Among those subjects documented in the Speech and Writings are Halsey's view on unity of command, the relationship between naval strategy, tactics, and command (his thesis for the Naval War College), and universal military training as a necessary instrument of national defense. There are no drafts in the collection of his autobiography.
Like many public figures, Halsey received his share of crank mail, concentrated heavily in the mid-1940s. Many of these letters contain references to new weapons which would speedily end the war. These, together with letters expressing sympathy on the death of his mother, Anna Masters Brewster Halsey, posthumous letters to Halsey's family, printed matter, and souvenirs, are included in the Miscellany. Those sending sympathy messages upon Halsey's death include Dwight D. Eisenhower, Lyman Lemnitzer, Henry Cabot Lodge, Jacob K. Javits, Grayson Kirk, Richard M. Nixon, and Thomas White.
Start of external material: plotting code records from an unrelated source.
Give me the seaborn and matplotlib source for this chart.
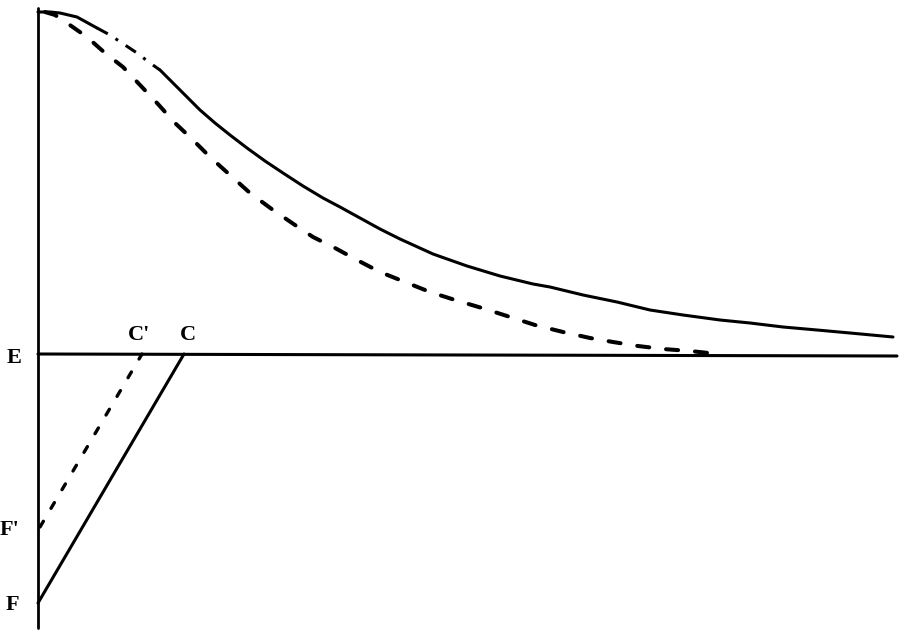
import matplotlib
matplotlib.use("Agg")
import matplotlib.pyplot as plt
import seaborn as sns

# Solid curve (upper)
solid_x = [0, 12, 22, 39, 59, 72, 84, 99, 112, 122, 135, 149, 162, 177, 192, 209, 227,
           245, 265, 285, 302, 322, 342, 362, 395, 429, 462, 495, 512, 545, 579, 612,
           645, 682, 712, 745, 779, 812, 855]
solid_y = [342, 342, 341, 337, 326, 319, 311, 301, 291, 284, 271, 257, 244, 231, 219, 206, 193,
           181, 168, 156, 147, 136, 125, 115, 100, 88, 78, 70, 67, 59, 52, 44,
           39, 34, 31, 27, 24, 21, 17]
# part of the solid curve that is drawn dash-dot (index range)
dashdot_start, dashdot_end = 4, 9

# Dashed curve (upper)
dashed_x = [7, 17, 29, 49, 67, 85, 102, 119, 137, 155, 172, 192, 212, 235, 257, 275, 297,
            319, 342, 367, 392, 417, 444, 469, 497, 525, 552, 575, 600, 625, 652, 680]
dashed_y = [342, 339, 331, 317, 301, 287, 269, 251, 231, 214, 197, 179, 161, 144, 129, 117, 106,
            94, 82, 72, 62, 54, 46, 38, 29, 22, 16, 12, 8, 5, 3, 0]

# Lower straight lines: F -> C (solid), F' -> C' (dotted)
fc_x = [0, 146]
fc_y = [-249, 0]
fpc_x = [2, 104]
fpc_y = [-173, 0]

# Axis lines
vert_x = [0, 0]
vert_y = [346, -274]
horiz_x = [0, 859]
horiz_y = [0, -2]

labels = ["E", "F", "F'", "C'", "C"]
label_x = [-24, -26, -29, 101, 150]
label_y = [-4, -251, -176, 19, 19]

sns.set_theme(style="white")
plt.rcParams['font.family'] = ['Liberation Serif', 'DejaVu Serif']

fig = plt.figure(figsize=(9, 6.31), dpi=100)
ax = fig.add_axes([0, 0, 1, 1])

k = dict(color="black", ax=ax, legend=False, sort=False, estimator=None)
sns.lineplot(x=vert_x, y=vert_y, linewidth=2.0, **k)
sns.lineplot(x=horiz_x, y=horiz_y, linewidth=2.2, **k)

sns.lineplot(x=solid_x[:dashdot_start + 1], y=solid_y[:dashdot_start + 1], linewidth=2.2, **k)
ax.lines[-1].set_solid_joinstyle("round")
sns.lineplot(x=solid_x[dashdot_start:dashdot_end + 1], y=solid_y[dashdot_start:dashdot_end + 1],
             linewidth=2.2, **k)
ax.lines[-1].set_dashes([4, 3, 1, 3])
sns.lineplot(x=solid_x[dashdot_end:], y=solid_y[dashdot_end:], linewidth=2.2, **k)
ax.lines[-1].set_solid_joinstyle("round")

sns.lineplot(x=dashed_x, y=dashed_y, linewidth=2.9, **k)
ax.lines[-1].set_dashes([3.0, 4.2])
ax.lines[-1].set_dash_capstyle("round")

sns.lineplot(x=fc_x, y=fc_y, linewidth=2.2, **k)
sns.lineplot(x=fpc_x, y=fpc_y, linewidth=2.4, **k)
ax.lines[-1].set_dashes([2.0, 4.5])
ax.lines[-1].set_dash_capstyle("round")

for t, x, y in zip(labels, label_x, label_y):
    ax.text(x, y, t, fontsize=16, fontweight="bold", ha="center", va="center",
            color="black")

ax.set_xlim(-38, 862)
ax.set_ylim(-277, 354)
ax.axis("off")

fig.savefig("out.png", dpi=100, facecolor="white")
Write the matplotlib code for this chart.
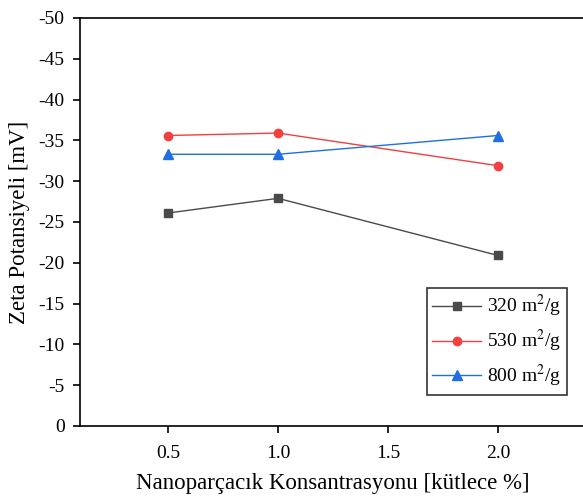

Prominent figures in the Special Correspondence other than those previously mentioned include Tom Clark, Arthur B. Cook, James Forrestal, Jesse Jones, Estes Kefauver, Ernest Joseph King, Julius Klein, Frank Knox, Douglas MacArthur, George C. Marshall, Sir Bernard Rawlings, Eleanor Roosevelt, Franklin D. Roosevelt, George A. Smathers, Harold R. Stark, Edward R. Stettinius, Herbert Bayard Swope, Jonathan Mayhew Wainwright, and Earl Warren.